Passing the weights to CrossEntropyLoss correctly

daniel347x · June 4, 2023, 1:12pm

Question about the above, but in the case of soft targets (the target for each sample is a distribution over all C classes, not just a single class index):

I notice from the documentation for nn.CrossEntropyLoss that the noted normalization for the full batch is NOT performed in the case of the soft target version of this loss.

(I was drawn to this forum because I am getting results very heavily weighted towards the minority class when I use the same class weights for the soft target version and one-hot vectors for the targets, where it works as expected with hard targets, and I think I have it tracked down to the lack of normalization in the case of soft targets - batches that contain the minority class have much higher weights when backward is performed, i.e. there is effectively a much larger step taken, whereas with normalization for the batch in place, it is the direction of the step, but not its magnitude, that is impacted by the class weights.)

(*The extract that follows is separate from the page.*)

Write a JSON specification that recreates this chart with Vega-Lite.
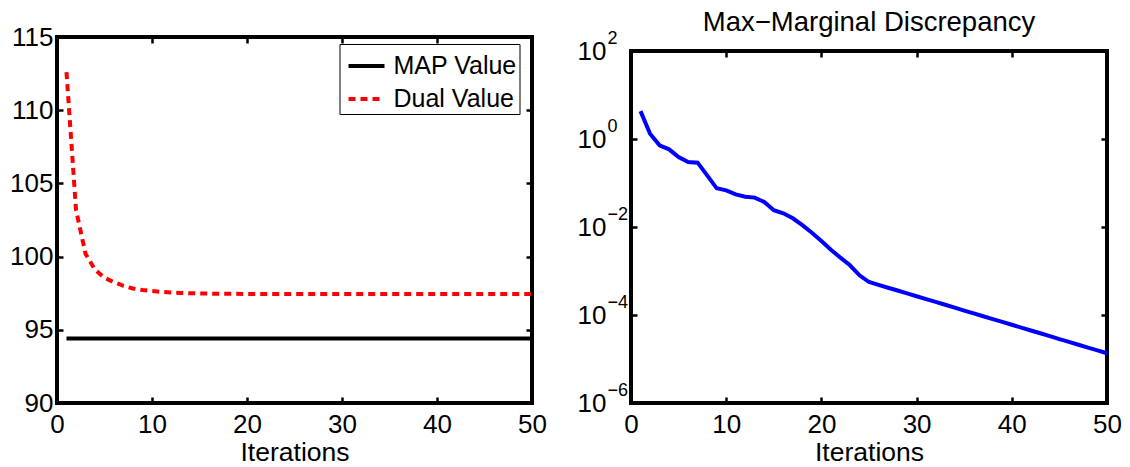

Note that performing the normalization seems straightforward for the case of soft targets - the normalization becomes the sum of [class weight] * [target probability] for each sample, rather than just [class weight of target class] for each sample.

Can you confirm that not performing normalization for the batch in the case of the ‘soft target’ version of nn.CrossEntropyLoss is a limitation and that my reasoning above is correct?

Thanks!